There is no shortcut for you when it comes to appreciating the credit score. It is a slow and gradual process. Once you default a payment, you see a sudden dip on the score, but on the other hand, you will have to make regular payments before you see your score to be stable and growing. Do not mistake that the defaults will vanish from your credit report. Every financial transaction you make is recorded on the report and it stays on the report for a very long time.

There are some tips and tricks which can help you get started,

Make all payments on time

This is the first and foremost thing which you need to do when it comes to amending your score. You will have to make all your payments on time so that you do not default your loan as well as see a dip on your score. If you make all your payments on time, the score remains steady and constant.

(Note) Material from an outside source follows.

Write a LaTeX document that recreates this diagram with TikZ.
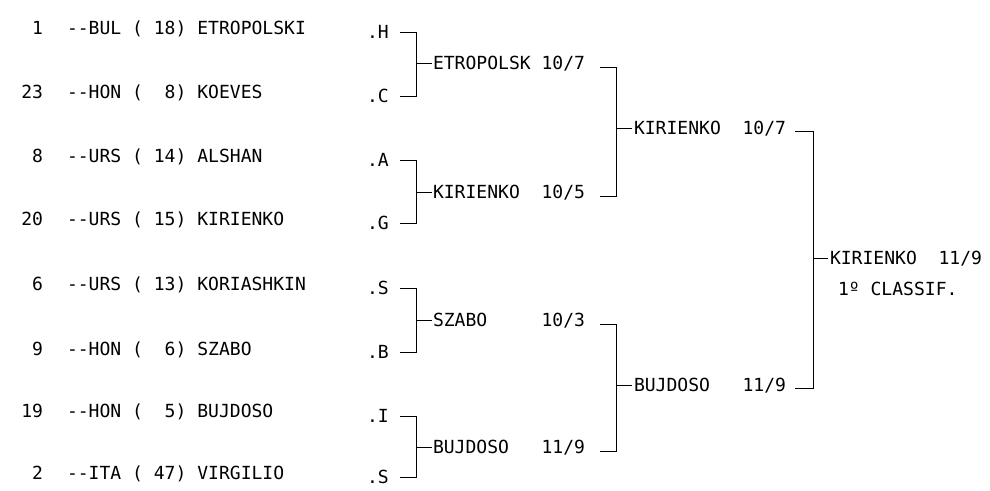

Stop making credit inquiries

When you know that you lie in the lower side of the credit, stop applying for loans and credit cards again and again. This will hamper your score even more. A credit inquiry is one of the components which decide on your cibil score. The more inquiries you make, the more your chances are to get a dip the score.

Keep an eye on your credit report

There are high chances that your credit report may contain a mistake made by the credit bureaus. This is a frequent drill where the bureaus make mistakes on the report. What you need to do is check your report frequently and report any mistakes to the credit bureaus if found. The dispute will take up a lot of time, but will help you get a healthy resolution and get your score up in no time.

Don’t exceed your credit limit

Your credit limit is an important thing and you do not realize that until you have completely exhausted it. Minimum usage of credit limits shows that you are responsible spender and do not spend on unwanted luxury. Less usage of limits mean, less to pay back and less pay back will lead to a healthy credit score.

Building up your credit is indeed a slow and gradual process, but what is important is that you need to be careful with your payment patterns to avoid such mishaps.